Much current research ultimately deals with finding optimally suboptimal models, i.e. trading training/test performance for valid predictions from unseen corpora. This is HARD to get right, and intuition routinely fails.

I’m reminded of the old programming truism from when I worked at IBM: A debugger is no substitute for clear thinking, and clear thinking is no substitute for a debugger. In the case of single-layer statistical models, we have lots of experience with the types of pathologies most often encountered in practice, and good tools (leverage, breakdown points, posterior evaluation by sampling, cross validation, and so forth) to “debug” pathological models. Those of you who worked with Andrew Ng “back in the day” know that the cold start courses he taught emphasized understanding these types of tools before blindly moving on to more complex models.

I don’t believe that the public will accepts more complex models until a baseline understanding of “how to lie with neural nets / GANs / brute force computing” becomes as readily available as “how to lie with statistics” (cf. the fantastic spurious correlation gallery). I could be wrong, but I certainly hope not. Far too much of current AI hype is just cargo cultism.
posted by apathy at 7:59 AM on April 2, 2018 [3 favorites]

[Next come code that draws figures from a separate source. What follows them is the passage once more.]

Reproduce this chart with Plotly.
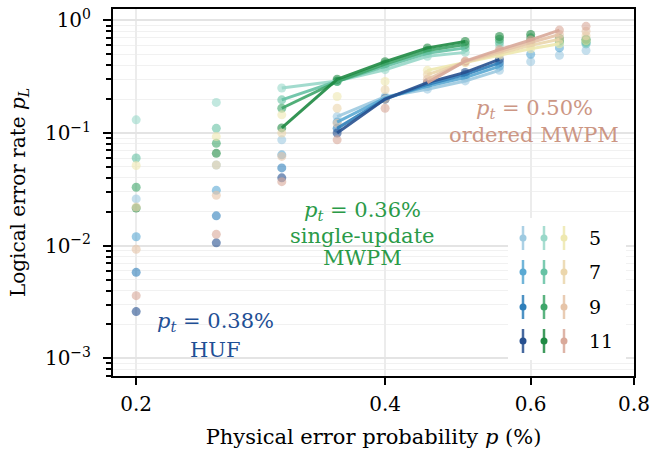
import plotly.graph_objects as go
import math

# ---------------- data ----------------
p_vals = [0.2, 0.25, 0.3, 0.35, 0.4, 0.45, 0.5, 0.55, 0.6, 0.65, 0.7]
distances = [5, 7, 9, 11]

huf_d5 = [0.026, 0.052, 0.087, 0.14, 0.21, 0.245, 0.29, 0.36, 0.43, 0.49, 0.54]
huf_d7 = [0.012, 0.031, 0.064, 0.125, 0.205, 0.26, 0.31, 0.39, 0.50, 0.57, 0.62]
huf_d9 = [0.0058, 0.0184, 0.049, 0.11, 0.20, 0.27, 0.33, 0.42, None, None, None]
huf_d11 = [0.0026, 0.0106, 0.040, 0.10, 0.20, 0.28, 0.345, 0.45, None, None, None]

su_d5 = [0.131, 0.187, 0.251, 0.29, 0.365, 0.48, 0.52, 0.60, 0.62, 0.62, 0.62]
su_d7 = [0.060, 0.110, 0.197, 0.288, 0.39, 0.51, 0.57, 0.64, 0.66, 0.64, 0.64]
su_d9 = [0.033, 0.081, 0.166, 0.286, 0.41, 0.54, 0.61, 0.68, 0.70, 0.66, 0.66]
su_d11 = [0.0216, 0.066, 0.111, 0.30, 0.43, 0.57, 0.65, 0.72, 0.75, 0.69, 0.68]

ord_d5 = [0.0515, 0.093, 0.145, 0.211, 0.287, 0.36, 0.42, 0.49, 0.56, 0.62, 0.66]
ord_d7 = [0.022, 0.052, 0.100, 0.166, 0.242, 0.33, 0.425, 0.51, 0.60, 0.68, 0.73]
ord_d9 = [0.0093, 0.028, 0.062, 0.122, 0.20, 0.30, 0.43, 0.53, 0.64, 0.75, 0.80]
ord_d11 = [0.0036, 0.0126, 0.037, 0.087, 0.166, 0.28, 0.435, 0.55, 0.67, 0.82, 0.885]

huf_fit = (0.35, 0.55)
su_fit = (0.3, 0.5)
ord_fit = (0.45, 0.65)

x_ticks = [0.2, 0.4, 0.6, 0.8]
x_ticklabels = ["0.2", "0.4", "0.6", "0.8"]
y_ticks = [1e-3, 1e-2, 1e-1, 1]
y_ticklabels = ["10<sup>−3</sup>", "10<sup>−2</sup>", "10<sup>−1</sup>", "10<sup>0</sup>"]
y_minor = [k * 10.0 ** e for e in (-4, -3, -2, -1, 0) for k in range(2, 10)]

huf_colors = ["#9ecae1", "#5aa9d3", "#2f7fba", "#27508f"]
su_colors = ["#99d8c9", "#66c2a4", "#3fa66a", "#1f8a43"]
ord_colors = ["#eee8b0", "#ebd6ac", "#e6c4a8", "#d9a99a"]

decoders = [
    ("HUF", [huf_d5, huf_d7, huf_d9, huf_d11], huf_colors, huf_fit),
    ("single-update MWPM", [su_d5, su_d7, su_d9, su_d11], su_colors, su_fit),
    ("ordered MWPM", [ord_d5, ord_d7, ord_d9, ord_d11], ord_colors, ord_fit),
]

FONT = "DejaVu Serif"

fig = go.Figure()

# markers
for name, series, colors, fit in decoders:
    for d, ys, c in zip(distances, series, colors):
        xs = [p for p, y in zip(p_vals, ys) if y is not None]
        yy = [y for y in ys if y is not None]
        fig.add_trace(go.Scatter(x=xs, y=yy, mode="markers",
                                 marker=dict(size=9, color=c, opacity=0.6, line=dict(width=0)),
                                 showlegend=False, name=f"{name} d={d}", hoverinfo="x+y"))
# fit lines
for name, series, colors, fit in decoders:
    for d, ys, c in zip(distances, series, colors):
        sel = [(p, y) for p, y in zip(p_vals, ys) if y is not None and fit[0] - 1e-9 <= p <= fit[1] + 1e-9]
        fig.add_trace(go.Scatter(x=[s[0] for s in sel], y=[s[1] for s in sel], mode="lines",
                                 line=dict(width=3, color=c), opacity=0.9,
                                 showlegend=False, hoverinfo="skip"))

# plot-area geometry in pixels (for legend placement)
L, R, T, B = 113, 634, 9, 376
W, H = 652, 453
def px(xp):
    return (xp - L) / (R - L)
def py(yp):
    return (B - yp) / (B - T)

shapes = []
shapes.append(dict(type="rect", xref="paper", yref="paper",
                   x0=px(508), x1=px(626), y0=py(360), y1=py(218),
                   fillcolor="white", line=dict(width=0), layer="above"))
leg_cols = [523, 544, 564]
leg_rows = [238, 272, 307, 341]
annotations = []
for ci, (name, series, colors, fit) in enumerate(decoders):
    for ri, c in enumerate(colors):
        cx, cy = leg_cols[ci], leg_rows[ri]
        shapes.append(dict(type="line", xref="paper", yref="paper",
                           x0=px(cx), x1=px(cx), y0=py(cy - 12), y1=py(cy + 12),
                           line=dict(color=c, width=2.5), opacity=0.85, layer="above"))
        shapes.append(dict(type="circle", xref="paper", yref="paper",
                           x0=px(cx - 3.5), x1=px(cx + 3.5), y0=py(cy + 3.5), y1=py(cy - 3.5),
                           fillcolor=c, line=dict(width=0), layer="above"))
for ri, d in enumerate(distances):
    annotations.append(dict(xref="paper", yref="paper", x=px(587), y=py(leg_rows[ri]),
                            text=str(d), showarrow=False, xanchor="left", yanchor="middle",
                            font=dict(family=FONT, size=19, color="black")))

def add_label(lines, cx, ys, color):
    for t, yy in zip(lines, ys):
        annotations.append(dict(xref="paper", yref="paper", x=px(cx), y=py(yy), text=t,
                                showarrow=False, xanchor="center", yanchor="middle",
                                font=dict(family=FONT, size=21, color=color)))

add_label(["<i>p</i><sub><i>t</i></sub> = 0.38%", "HUF"], 215, [322, 350], "#1f4f95")
add_label(["<i>p</i><sub><i>t</i></sub> = 0.36%", "single-update", "MWPM"], 362, [211, 236, 258], "#2a9a48")
add_label(["<i>p</i><sub><i>t</i></sub> = 0.50%", "ordered MWPM"], 534, [109, 135], "#cc9684")

fig.update_layout(
    width=W, height=H,
    margin=dict(l=L, r=W - R, t=T, b=H - B, autoexpand=False),
    paper_bgcolor="white", plot_bgcolor="white",
    font=dict(family=FONT, size=19, color="black"),
    shapes=shapes, annotations=annotations,
    showlegend=False,
)
fig.update_xaxes(
    type="log", range=[math.log10(0.1875), math.log10(0.8)],
    tickvals=x_ticks, ticktext=x_ticklabels, automargin=False,
    ticks="outside", ticklen=7, tickwidth=2, tickcolor="black", ticklabelstandoff=2,
    showline=True, linecolor="black", linewidth=2, mirror=True,
    showgrid=True, gridcolor="#ececec", gridwidth=1.5, zeroline=False,
    title=dict(text="Physical error probability <i>p</i> (%)", font=dict(family=FONT, size=21), standoff=14),
    tickfont=dict(family=FONT, size=20),
)
fig.update_yaxes(
    type="log", range=[-3.157, 0.101],
    tickvals=y_ticks, ticktext=y_ticklabels, automargin=False,
    ticks="outside", ticklen=8, tickwidth=2, tickcolor="black", ticklabelstandoff=8,
    showline=True, linecolor="black", linewidth=2, mirror=True,
    showgrid=True, gridcolor="#e4e4e4", gridwidth=1.5, zeroline=False,
    minor=dict(tickmode="array", tickvals=y_minor, ticks="outside", ticklen=5, tickwidth=1.5,
               tickcolor="black", showgrid=True, gridcolor="#f1f1f1", gridwidth=1),
    title=dict(text="Logical error rate <i>p</i><sub><i>L</i></sub>", font=dict(family=FONT, size=20), standoff=14),
    tickfont=dict(family=FONT, size=20),
)

fig.write_html("out.html", config={"displayModeBar": False},
               post_script="document.body.style.margin='0';document.body.style.padding='0';")
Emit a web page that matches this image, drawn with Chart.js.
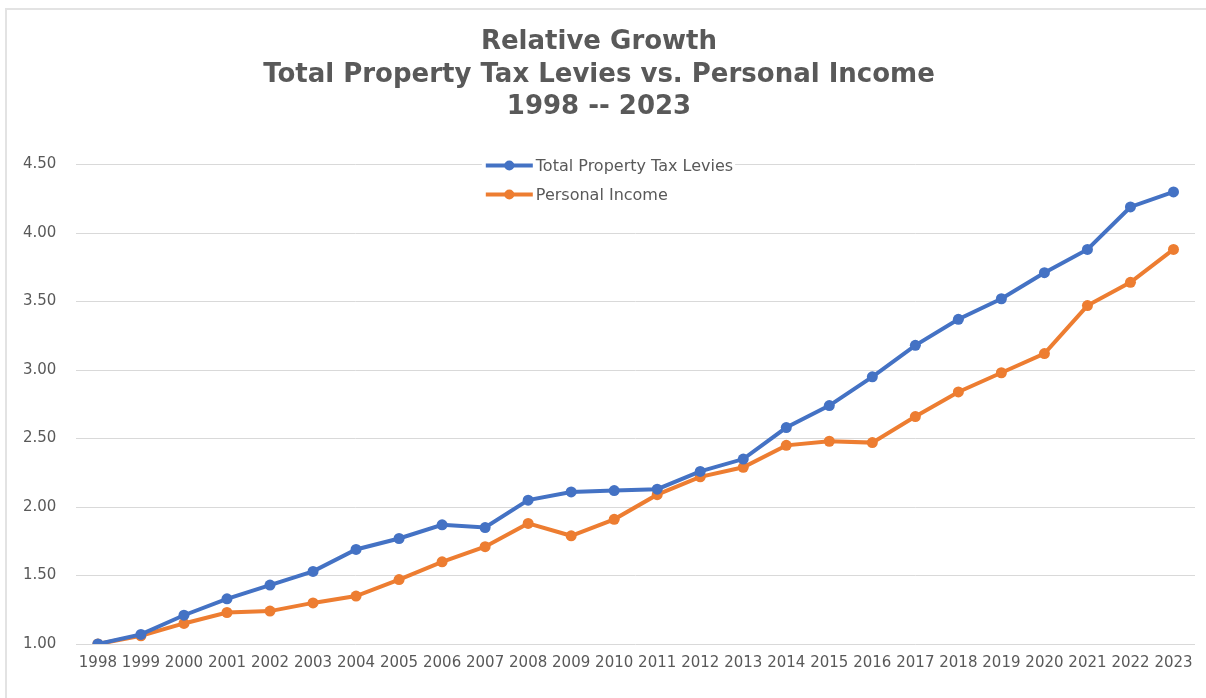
<!DOCTYPE html>
<html>
<head>
<meta charset="utf-8">
<script src="https://cdn.jsdelivr.net/npm/chart.js@4.4.1/dist/chart.umd.min.js"></script>
<style>
  html, body { margin: 0; padding: 0; background: #fff; overflow: hidden; }
  #frame { position: absolute; left: 5px; top: 8px; width: 1300px; height: 800px; border-left: 2px solid #e3e3e3; border-top: 2px solid #e3e3e3; }
  #graph { position: absolute; left: 0; top: 0; }
</style>
</head>
<body>
<div id="frame"></div>
<canvas id="graph" width="1206" height="698"></canvas>
<script>
var years = ['1998','1999','2000','2001','2002','2003','2004','2005','2006','2007','2008','2009','2010',
             '2011','2012','2013','2014','2015','2016','2017','2018','2019','2020','2021','2022','2023']
var propertyTax = [1.00,1.07,1.21,1.33,1.43,1.53,1.69,1.77,1.87,1.85,2.05,2.11,2.12,
                   2.13,2.26,2.35,2.58,2.74,2.95,3.18,3.37,3.52,3.71,3.88,4.19,4.30]
var personalIncome = [1.00,1.06,1.15,1.23,1.24,1.30,1.35,1.47,1.60,1.71,1.88,1.79,1.91,
                      2.09,2.22,2.29,2.45,2.48,2.47,2.66,2.84,2.98,3.12,3.47,3.64,3.88]
var yMin = 1.0, yMax = 4.5, yStep = 0.5
var titleLines = ['Relative Growth', 'Total Property Tax Levies vs. Personal Income', '1998 -- 2023']

var blue = '#4472C4'
var orange = '#ED7D31'
var gray = '#595959'

// legend drawn as a small vertical box inside the plot, line + dot like the Excel one
var boxLegend = {
  id: 'boxLegend',
  afterDatasetsDraw(chart) {
    var ctx = chart.ctx
    var area = chart.chartArea
    var x = area.left + (area.right - area.left) * 0.366
    var y = area.top + 1
    ctx.save()
    ctx.font = '16px "DejaVu Sans"'
    ctx.textBaseline = 'middle'
    chart.data.datasets.forEach(function(ds, i) {
      var rowY = y + i * 29
      var w = ctx.measureText(ds.label).width
      ctx.fillStyle = '#fff'
      ctx.fillRect(x - 4, rowY - 9, 56 + w, 18)
      ctx.strokeStyle = ds.borderColor
      ctx.lineWidth = 4
      ctx.beginPath()
      ctx.moveTo(x, rowY)
      ctx.lineTo(x + 47, rowY)
      ctx.stroke()
      ctx.fillStyle = ds.borderColor
      ctx.beginPath()
      ctx.arc(x + 23.5, rowY, 5, 0, Math.PI * 2)
      ctx.fill()
      ctx.fillStyle = gray
      ctx.fillText(ds.label, x + 50, rowY + 1)
    })
    ctx.restore()
  }
}

new Chart(document.getElementById('graph'), {
  type: 'line',
  data: {
    labels: years,
    datasets: [{
      label: 'Total Property Tax Levies',
      data: propertyTax,
      borderColor: blue,
      backgroundColor: blue,
      borderWidth: 4,
      pointRadius: 5.5,
      pointBorderWidth: 0,
      tension: 0
    }, {
      label: 'Personal Income',
      data: personalIncome,
      borderColor: orange,
      backgroundColor: orange,
      borderWidth: 4,
      pointRadius: 5.5,
      pointBorderWidth: 0,
      tension: 0
    }]
  },
  options: {
    responsive: false,
    animation: false,
    layout: { padding: { left: 3, right: 11, top: 0, bottom: 24 } },
    plugins: {
      legend: { display: false },
      tooltip: { enabled: false },
      title: {
        display: true,
        text: titleLines,
        color: gray,
        font: { family: '"DejaVu Sans"', size: 26, weight: 'bold', lineHeight: 1.25 },
        padding: { top: 26, bottom: 41 }
      }
    },
    scales: {
      x: {
        offset: true,
        grid: { display: false },
        border: { display: false },
        ticks: { color: gray, font: { family: '"DejaVu Sans"', size: 15 }, autoSkip: false, maxRotation: 0, padding: 2 }
      },
      y: {
        min: yMin,
        max: yMax,
        grid: { color: '#d9d9d9', lineWidth: 1, drawTicks: false },
        border: { display: false },
        ticks: {
          stepSize: yStep,
          color: gray,
          font: { family: '"DejaVu Sans"', size: 15 },
          padding: 20,
          callback: function(v) { return v.toFixed(2) }
        }
      }
    }
  },
  plugins: [boxLegend]
})
</script>
</body>
</html>
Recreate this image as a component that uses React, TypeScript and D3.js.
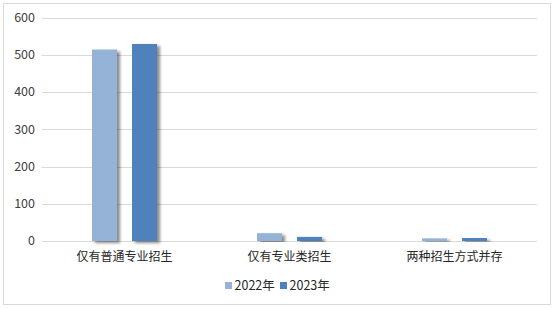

I know it's not the main focus (heh) of this, but I had *no idea* that camera lenses were so complex and multistage.
posted by tavella at 8:26 AM on April 2, 2018 [1 favorite]

I took an undergrad AI course in the mid-90s, back before neural nets were the big thing, and even then the professor emphasized the importance of having a system that could explain its decisions. Neural nets are useful but not trustworthy and I hope that the disaster that teaches the public this will be relatively minor.
posted by suetanvil at 8:59 AM on April 2, 2018 [2 favorites]

I know it's not the main focus (heh) of this, but I had *no idea* that camera lenses were so complex and multistage.

This article did a great job of smashing assumptions I didn't even realize I had about how camera lenses work and how neural networks are created and trained (I knew I didn't understand how they "worked"). So thanks for that.
posted by straight at 10:16 AM on April 2, 2018

The camera lens stack looks superficially similar to the neural net block diagram, but the analogy seems poor to me. It's fine to hope that applying machine learning will some day be as straightforward as applying optics, but that doesn't mean it will be.

Each element of the lens stack is doing a job that has a fairly simple, local, probably linearizable description of what it does to an incident wave of a given position and wavelength. A single differential equation or whatever.

A hidden unit in a neural network is more like a small patch of a hologram, which encodes a seemingly random interference pattern, than a small patch of one lens. It's the result of a global procedure that relates the inputs and outputs of the whole network to the training feedback, rather than something that can be broken down to the effect of this one layer on this small patch of input, and optimized as such. Moreover, each element of a neural network has an explicitly nonlinear response. Which might depend on whether some tired person has applied some emotionally charged label to an image that's difficult to interpret.

Also, the problem of explainability isn't specific to neural networks. Even before the revolution in neural networks a few years ago, people were routinely using what amounts to linear regression models with several thousand dimensions / features. And a decision made by such a model isn't necessarily attributable to any one or even just a few of those features. You can compute an estimate of how much each feature is contributing to the decision of a linear model, but that might be a list of a thousand things all contributing mildly to the decision. And once you get into counterfactual scenarios about what if some feature weren't used, there are combinatorically more possible "explanations."

(Even with people, in situations where you ask someone to explain a decision, it's typically in a framework where only certain types of evidence and decision-making are acceptable. If you flash a picture of a dog on a screen for 1/10 of a second, I doubt many people could explain exactly what made them say "dog.")

However, none of that is to take away from the author's worthy goal of providing non-cargo-cult guidance for various decisions in designing neural networks.
posted by mubba at 7:02 PM on April 2, 2018 [3 favorites]